OPINION: ‘Mis Crismes’ — A Borderlands Tradition — Is Community Medicine

There are winter mornings in Northern New Mexico and Southern Colorado that feel stitched into memory — mornings when the sky was still dark, the earth was quiet, and children’s voices rose through the cold air like a prayer:

“¡Mis Crismes!”

Before the holidays became curated and commercialized, our communities held a quieter, humbler practice. Children, wrapped in whatever warmth their families could gather, walked from house to house with flour sacks in hand. They knocked on neighbors’ doors with the simple hope that someone would open, smile, and say pásale, corazón.

And they did open — with generosity that defied scarcity.

An orange.

A handful of piñón.

A warm bizcochito.

A single peppermint saved for the occasion.

These offerings were small, but their meaning was profound. They were not gifts of wealth but gifts of recognition — the oldest medicine our ancestors knew. In those moments, children received something no store-bought present can give: a sense of belonging not to one household, but to an entire community.

Journalist Jeremy Jojola, in his series Cuentos y Corazón, recently lifted this memory back into public view. In an Instagram reel, he describes Mis Crismes as “a village effort to make sure every child felt joy when families had little.”

I offer these reflections with deep respect for the elders and families who kept this practice alive. Naming its cultural and structural roots is not critique — it is recognition of its brilliance.

A Tradition Rooted in Relational Care
My mother, Alice Archuleta y Chavez, now 84, grew up practicing Mis Crismes in Pagosa Springs. When she remembers those mornings, her voice softens:

“It wasn’t about the treat. Era que every door opened to us. Even people with very little still shared. That made us feel like we belonged.”

In public health, what she describes is called a protective factor — the kind of relational buffer that strengthens children for life. Research now confirms what curanderas and abuelas understood intuitively: children who feel seen and welcomed develop stronger identity, emotional resilience, and social grounding.

Her memory is also a map of how our people endured hardship:

By making joy anyway.
By making community anyway.
By opening the door anyway.

The Context — Told Gently, But Honestly
For generations, rural communities across the Four Corners have navigated economic marginalization, geographic isolation, and uneven investment. These realities shaped family life and even holiday customs.

Yet our ancestors met these conditions not with bitterness, but with creativity and generosity. They practiced public health without naming it, curanderismo without credentials, mutual aid without a budget. Mis Crismes is not merely tradition. It is ancestral adaptation — a relational technology designed for connection and communal resilience.

What We Lose When Mis Crismes Fades
The loss is not symbolic — it affects our social fabric.

1. Cultural continuity: Keeps children rooted in a story larger than themselves.

2. Intergenerational connection: Provides essential contact between elders and youth.
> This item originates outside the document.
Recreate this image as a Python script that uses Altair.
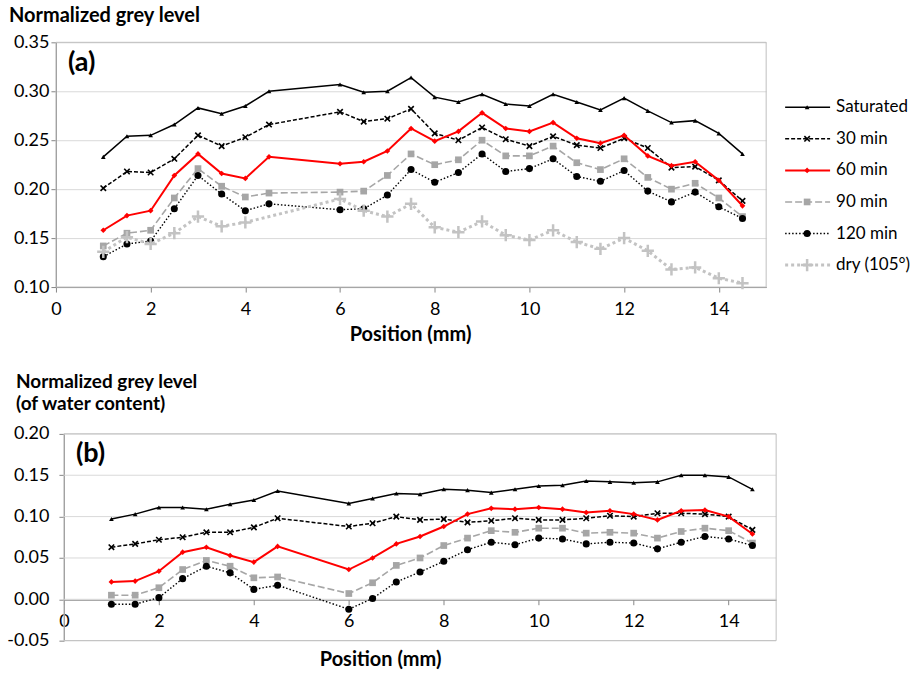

3. Community cohesion: Opening the door signals trust and reciprocity — predictors of community health.

4. A uniquely Borderlands expression of joy: Our children deserve to inherit the fullness of their cultural lineage.

On the Critique of “Pushing Culture”
Whenever we uplift Hispana, Indigenous, or Mestiza traditions, someone will eventually say: “Why is she pushing her culture?”  Yet mainstream Christmas images — imported, commercialized, Anglo-European — are never labeled as cultural imposition.  This double standard reveals whose traditions are allowed to appear “neutral” and whose are marked as “too much.”

Reviving Mis Crismes is not “pushing culture.” It is restoring the protective ecosystems that help children thrive.

It is not nostalgia — it is culturally grounded public health.

How We Bring It Back
Our communities have always adapted traditions to new realities. We can do so again.

Imagine:

  • Community Mis Crismes routes
  • Elders offering stories, bendiciones, and homemade treats
  • Youth recording oral histories
  • Borderlands foods shared as nourishment and cultural literacy
  • A public health lens understanding belonging as preventative medicine

This is how traditions live — not by freezing them, but by tending them.

A Pagosa Blessing for What Comes Next
Jeremy Jojola’s storytelling reopened a door many thought was closed. But my mother’s Pagosa memory offers the clearest guidance:

“We didn’t have much, pero teníamos comunidad. That’s what made Christmas beautiful.”

Pagosa has always been a place where winter mornings carry the sound of children, neighbors know each other’s names, and traditions linger longer than we realize.

Maybe this is the year we honor that inheritance.

Maybe this is the year we let the old chorus rise again:

“¡Mis Crismes!”

And open our doors — as Pagosa has always done — with both hands.

Rosa Chavez

Rosa D, Chavez MPH, is a public health & systems leader rooted in the borderlands of Pagosa Springs and Albuquerque, working at the intersections of culture, care, land, food and community infrastructure.